• [Directions]:
Copy each line of the data below exactly, leaving out pictures.

• [Given information]:
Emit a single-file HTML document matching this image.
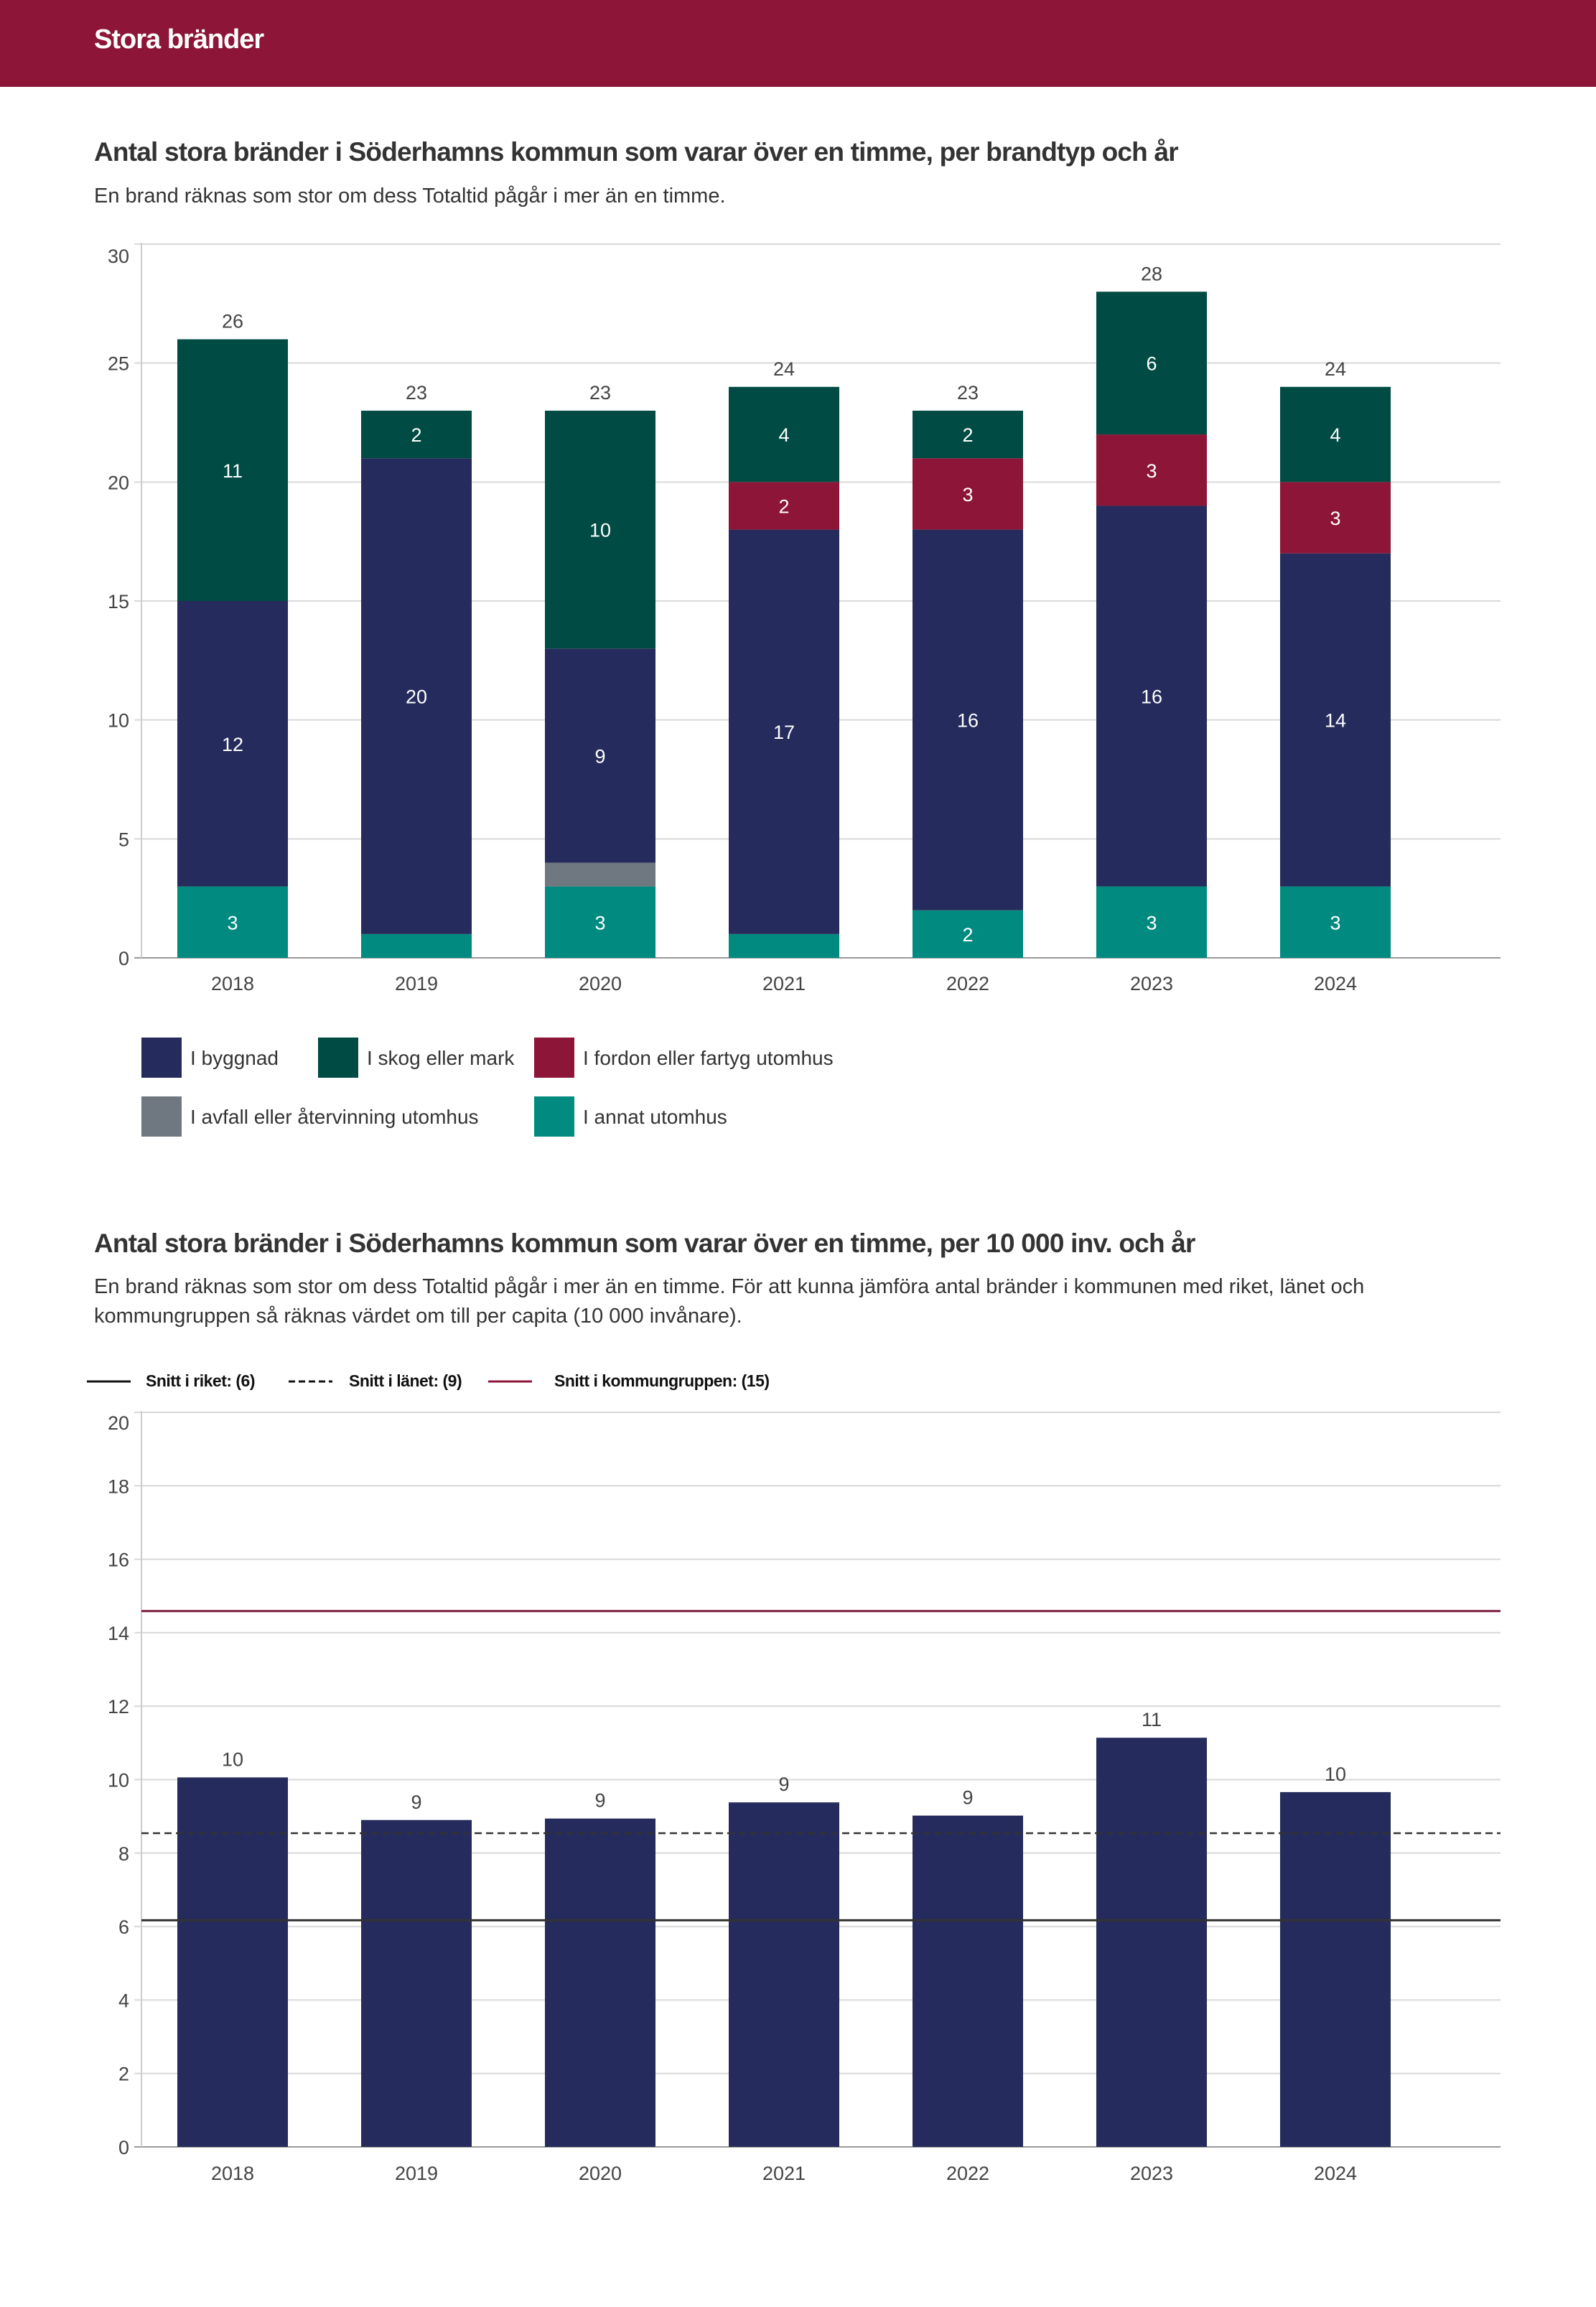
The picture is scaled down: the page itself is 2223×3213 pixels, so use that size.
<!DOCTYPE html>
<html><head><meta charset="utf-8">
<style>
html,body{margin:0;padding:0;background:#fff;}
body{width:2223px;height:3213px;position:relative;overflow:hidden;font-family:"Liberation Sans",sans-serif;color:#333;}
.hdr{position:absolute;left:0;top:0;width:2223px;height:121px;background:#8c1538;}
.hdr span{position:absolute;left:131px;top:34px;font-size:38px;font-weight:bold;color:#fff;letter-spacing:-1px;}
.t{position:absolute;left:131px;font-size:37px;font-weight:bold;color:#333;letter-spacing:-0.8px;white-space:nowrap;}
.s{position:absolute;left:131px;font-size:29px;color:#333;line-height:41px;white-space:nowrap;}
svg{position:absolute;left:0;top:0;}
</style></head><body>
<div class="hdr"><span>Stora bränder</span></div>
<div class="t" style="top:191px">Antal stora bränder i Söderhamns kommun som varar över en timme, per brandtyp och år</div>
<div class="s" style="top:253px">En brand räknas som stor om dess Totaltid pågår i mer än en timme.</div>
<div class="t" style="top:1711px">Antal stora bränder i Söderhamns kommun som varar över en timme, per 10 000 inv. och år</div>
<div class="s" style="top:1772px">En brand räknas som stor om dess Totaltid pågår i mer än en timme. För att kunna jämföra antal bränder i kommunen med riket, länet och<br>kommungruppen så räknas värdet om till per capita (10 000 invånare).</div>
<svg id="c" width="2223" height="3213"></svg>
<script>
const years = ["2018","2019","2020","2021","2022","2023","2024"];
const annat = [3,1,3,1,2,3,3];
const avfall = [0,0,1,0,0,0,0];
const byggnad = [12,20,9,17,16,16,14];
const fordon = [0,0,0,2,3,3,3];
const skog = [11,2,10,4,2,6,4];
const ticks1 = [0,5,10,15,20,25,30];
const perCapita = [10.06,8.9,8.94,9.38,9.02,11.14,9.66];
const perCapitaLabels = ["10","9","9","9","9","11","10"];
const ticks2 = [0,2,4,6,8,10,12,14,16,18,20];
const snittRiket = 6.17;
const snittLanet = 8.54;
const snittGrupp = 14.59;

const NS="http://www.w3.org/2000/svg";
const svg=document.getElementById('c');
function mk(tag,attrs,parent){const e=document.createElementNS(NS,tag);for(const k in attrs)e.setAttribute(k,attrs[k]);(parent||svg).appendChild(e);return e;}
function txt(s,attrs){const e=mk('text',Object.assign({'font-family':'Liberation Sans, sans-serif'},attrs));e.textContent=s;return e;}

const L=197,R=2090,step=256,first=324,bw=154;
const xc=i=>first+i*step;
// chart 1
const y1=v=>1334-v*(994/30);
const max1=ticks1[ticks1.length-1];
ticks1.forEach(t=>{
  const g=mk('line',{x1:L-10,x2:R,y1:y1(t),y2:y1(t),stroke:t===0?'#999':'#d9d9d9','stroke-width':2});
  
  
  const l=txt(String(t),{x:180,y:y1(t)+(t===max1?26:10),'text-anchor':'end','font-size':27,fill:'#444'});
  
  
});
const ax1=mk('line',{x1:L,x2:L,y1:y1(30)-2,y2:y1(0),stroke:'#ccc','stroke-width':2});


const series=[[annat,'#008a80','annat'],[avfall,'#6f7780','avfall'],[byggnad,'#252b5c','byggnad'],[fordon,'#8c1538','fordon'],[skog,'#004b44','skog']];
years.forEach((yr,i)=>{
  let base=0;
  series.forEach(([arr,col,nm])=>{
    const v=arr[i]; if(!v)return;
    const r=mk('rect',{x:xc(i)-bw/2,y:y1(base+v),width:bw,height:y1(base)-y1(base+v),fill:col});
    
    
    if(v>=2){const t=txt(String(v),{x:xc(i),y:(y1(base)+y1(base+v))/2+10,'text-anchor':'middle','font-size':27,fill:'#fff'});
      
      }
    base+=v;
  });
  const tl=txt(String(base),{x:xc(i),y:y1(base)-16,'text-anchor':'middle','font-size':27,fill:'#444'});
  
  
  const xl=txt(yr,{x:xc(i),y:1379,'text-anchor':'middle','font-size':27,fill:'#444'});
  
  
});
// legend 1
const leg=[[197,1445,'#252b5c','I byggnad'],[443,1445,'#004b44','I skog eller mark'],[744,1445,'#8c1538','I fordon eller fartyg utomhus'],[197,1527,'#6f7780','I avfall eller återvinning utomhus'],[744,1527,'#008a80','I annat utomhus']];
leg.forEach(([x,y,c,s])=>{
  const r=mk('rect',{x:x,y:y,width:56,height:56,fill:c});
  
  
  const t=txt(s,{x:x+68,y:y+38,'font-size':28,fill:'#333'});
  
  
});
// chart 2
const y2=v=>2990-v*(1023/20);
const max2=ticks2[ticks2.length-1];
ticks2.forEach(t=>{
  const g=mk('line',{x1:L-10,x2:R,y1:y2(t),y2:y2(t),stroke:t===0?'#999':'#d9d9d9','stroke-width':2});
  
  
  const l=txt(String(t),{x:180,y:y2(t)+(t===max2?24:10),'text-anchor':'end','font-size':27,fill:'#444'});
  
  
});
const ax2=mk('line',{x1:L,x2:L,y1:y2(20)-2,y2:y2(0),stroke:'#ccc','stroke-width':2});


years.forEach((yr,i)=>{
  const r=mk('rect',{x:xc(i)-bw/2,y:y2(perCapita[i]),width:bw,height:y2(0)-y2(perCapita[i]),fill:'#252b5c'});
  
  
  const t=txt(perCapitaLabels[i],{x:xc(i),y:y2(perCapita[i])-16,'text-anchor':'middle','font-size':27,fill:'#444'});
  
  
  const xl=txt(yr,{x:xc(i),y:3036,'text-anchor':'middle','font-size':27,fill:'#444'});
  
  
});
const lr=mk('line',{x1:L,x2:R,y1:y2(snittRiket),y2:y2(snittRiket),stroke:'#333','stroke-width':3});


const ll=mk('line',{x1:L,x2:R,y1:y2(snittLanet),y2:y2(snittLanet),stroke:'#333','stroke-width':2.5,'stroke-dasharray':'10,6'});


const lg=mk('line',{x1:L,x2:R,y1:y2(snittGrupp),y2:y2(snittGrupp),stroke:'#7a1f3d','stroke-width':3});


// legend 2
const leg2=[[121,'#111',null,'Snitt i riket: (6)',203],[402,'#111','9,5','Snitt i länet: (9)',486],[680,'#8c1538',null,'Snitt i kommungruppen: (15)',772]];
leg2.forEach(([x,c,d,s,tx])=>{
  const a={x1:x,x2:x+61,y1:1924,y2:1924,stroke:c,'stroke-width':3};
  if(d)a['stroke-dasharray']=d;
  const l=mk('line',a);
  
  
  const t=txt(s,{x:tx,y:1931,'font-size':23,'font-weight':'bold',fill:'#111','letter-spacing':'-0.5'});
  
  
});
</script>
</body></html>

• [Exercise answer]:
Emit a single-file HTML document matching this image.
The picture is scaled down: the page itself is 2223×3213 pixels, so use that size.
<!DOCTYPE html>
<html><head><meta charset="utf-8">
<style>
html,body{margin:0;padding:0;background:#fff;}
body{width:2223px;height:3213px;position:relative;overflow:hidden;font-family:"Liberation Sans",sans-serif;color:#333;}
.hdr{position:absolute;left:0;top:0;width:2223px;height:121px;background:#8c1538;}
.hdr span{position:absolute;left:131px;top:34px;font-size:38px;font-weight:bold;color:#fff;letter-spacing:-1px;}
.t{position:absolute;left:131px;font-size:37px;font-weight:bold;color:#333;letter-spacing:-0.8px;white-space:nowrap;}
.s{position:absolute;left:131px;font-size:29px;color:#333;line-height:41px;white-space:nowrap;}
svg{position:absolute;left:0;top:0;}
</style></head><body>
<div class="hdr"><span>Stora bränder</span></div>
<div class="t" style="top:191px">Antal stora bränder i Söderhamns kommun som varar över en timme, per brandtyp och år</div>
<div class="s" style="top:253px">En brand räknas som stor om dess Totaltid pågår i mer än en timme.</div>
<div class="t" style="top:1711px">Antal stora bränder i Söderhamns kommun som varar över en timme, per 10 000 inv. och år</div>
<div class="s" style="top:1772px">En brand räknas som stor om dess Totaltid pågår i mer än en timme. För att kunna jämföra antal bränder i kommunen med riket, länet och<br>kommungruppen så räknas värdet om till per capita (10 000 invånare).</div>
<svg id="c" width="2223" height="3213"></svg>
<script>
const years = ["2018","2019","2020","2021","2022","2023","2024"];
const annat = [3,1,3,1,2,3,3];
const avfall = [0,0,1,0,0,0,0];
const byggnad = [12,20,9,17,16,16,14];
const fordon = [0,0,0,2,3,3,3];
const skog = [11,2,10,4,2,6,4];
const ticks1 = [0,5,10,15,20,25,30];
const perCapita = [10.06,8.9,8.94,9.38,9.02,11.14,9.66];
const perCapitaLabels = ["10","9","9","9","9","11","10"];
const ticks2 = [0,2,4,6,8,10,12,14,16,18,20];
const snittRiket = 6.17;
const snittLanet = 8.54;
const snittGrupp = 14.59;

const NS="http://www.w3.org/2000/svg";
const svg=document.getElementById('c');
function mk(tag,attrs,parent){const e=document.createElementNS(NS,tag);for(const k in attrs)e.setAttribute(k,attrs[k]);(parent||svg).appendChild(e);return e;}
function txt(s,attrs){const e=mk('text',Object.assign({'font-family':'Liberation Sans, sans-serif'},attrs));e.textContent=s;return e;}

const L=197,R=2090,step=256,first=324,bw=154;
const xc=i=>first+i*step;
// chart 1
const y1=v=>1334-v*(994/30);
const max1=ticks1[ticks1.length-1];
ticks1.forEach(t=>{
  const g=mk('line',{x1:L-10,x2:R,y1:y1(t),y2:y1(t),stroke:t===0?'#999':'#d9d9d9','stroke-width':2});
  
  
  const l=txt(String(t),{x:180,y:y1(t)+(t===max1?26:10),'text-anchor':'end','font-size':27,fill:'#444'});
  
  
});
const ax1=mk('line',{x1:L,x2:L,y1:y1(30)-2,y2:y1(0),stroke:'#ccc','stroke-width':2});


const series=[[annat,'#008a80','annat'],[avfall,'#6f7780','avfall'],[byggnad,'#252b5c','byggnad'],[fordon,'#8c1538','fordon'],[skog,'#004b44','skog']];
years.forEach((yr,i)=>{
  let base=0;
  series.forEach(([arr,col,nm])=>{
    const v=arr[i]; if(!v)return;
    const r=mk('rect',{x:xc(i)-bw/2,y:y1(base+v),width:bw,height:y1(base)-y1(base+v),fill:col});
    
    
    if(v>=2){const t=txt(String(v),{x:xc(i),y:(y1(base)+y1(base+v))/2+10,'text-anchor':'middle','font-size':27,fill:'#fff'});
      
      }
    base+=v;
  });
  const tl=txt(String(base),{x:xc(i),y:y1(base)-16,'text-anchor':'middle','font-size':27,fill:'#444'});
  
  
  const xl=txt(yr,{x:xc(i),y:1379,'text-anchor':'middle','font-size':27,fill:'#444'});
  
  
});
// legend 1
const leg=[[197,1445,'#252b5c','I byggnad'],[443,1445,'#004b44','I skog eller mark'],[744,1445,'#8c1538','I fordon eller fartyg utomhus'],[197,1527,'#6f7780','I avfall eller återvinning utomhus'],[744,1527,'#008a80','I annat utomhus']];
leg.forEach(([x,y,c,s])=>{
  const r=mk('rect',{x:x,y:y,width:56,height:56,fill:c});
  
  
  const t=txt(s,{x:x+68,y:y+38,'font-size':28,fill:'#333'});
  
  
});
// chart 2
const y2=v=>2990-v*(1023/20);
const max2=ticks2[ticks2.length-1];
ticks2.forEach(t=>{
  const g=mk('line',{x1:L-10,x2:R,y1:y2(t),y2:y2(t),stroke:t===0?'#999':'#d9d9d9','stroke-width':2});
  
  
  const l=txt(String(t),{x:180,y:y2(t)+(t===max2?24:10),'text-anchor':'end','font-size':27,fill:'#444'});
  
  
});
const ax2=mk('line',{x1:L,x2:L,y1:y2(20)-2,y2:y2(0),stroke:'#ccc','stroke-width':2});


years.forEach((yr,i)=>{
  const r=mk('rect',{x:xc(i)-bw/2,y:y2(perCapita[i]),width:bw,height:y2(0)-y2(perCapita[i]),fill:'#252b5c'});
  
  
  const t=txt(perCapitaLabels[i],{x:xc(i),y:y2(perCapita[i])-16,'text-anchor':'middle','font-size':27,fill:'#444'});
  
  
  const xl=txt(yr,{x:xc(i),y:3036,'text-anchor':'middle','font-size':27,fill:'#444'});
  
  
});
const lr=mk('line',{x1:L,x2:R,y1:y2(snittRiket),y2:y2(snittRiket),stroke:'#333','stroke-width':3});


const ll=mk('line',{x1:L,x2:R,y1:y2(snittLanet),y2:y2(snittLanet),stroke:'#333','stroke-width':2.5,'stroke-dasharray':'10,6'});


const lg=mk('line',{x1:L,x2:R,y1:y2(snittGrupp),y2:y2(snittGrupp),stroke:'#7a1f3d','stroke-width':3});


// legend 2
const leg2=[[121,'#111',null,'Snitt i riket: (6)',203],[402,'#111','9,5','Snitt i länet: (9)',486],[680,'#8c1538',null,'Snitt i kommungruppen: (15)',772]];
leg2.forEach(([x,c,d,s,tx])=>{
  const a={x1:x,x2:x+61,y1:1924,y2:1924,stroke:c,'stroke-width':3};
  if(d)a['stroke-dasharray']=d;
  const l=mk('line',a);
  
  
  const t=txt(s,{x:tx,y:1931,'font-size':23,'font-weight':'bold',fill:'#111','letter-spacing':'-0.5'});
  
  
});
</script>
</body></html>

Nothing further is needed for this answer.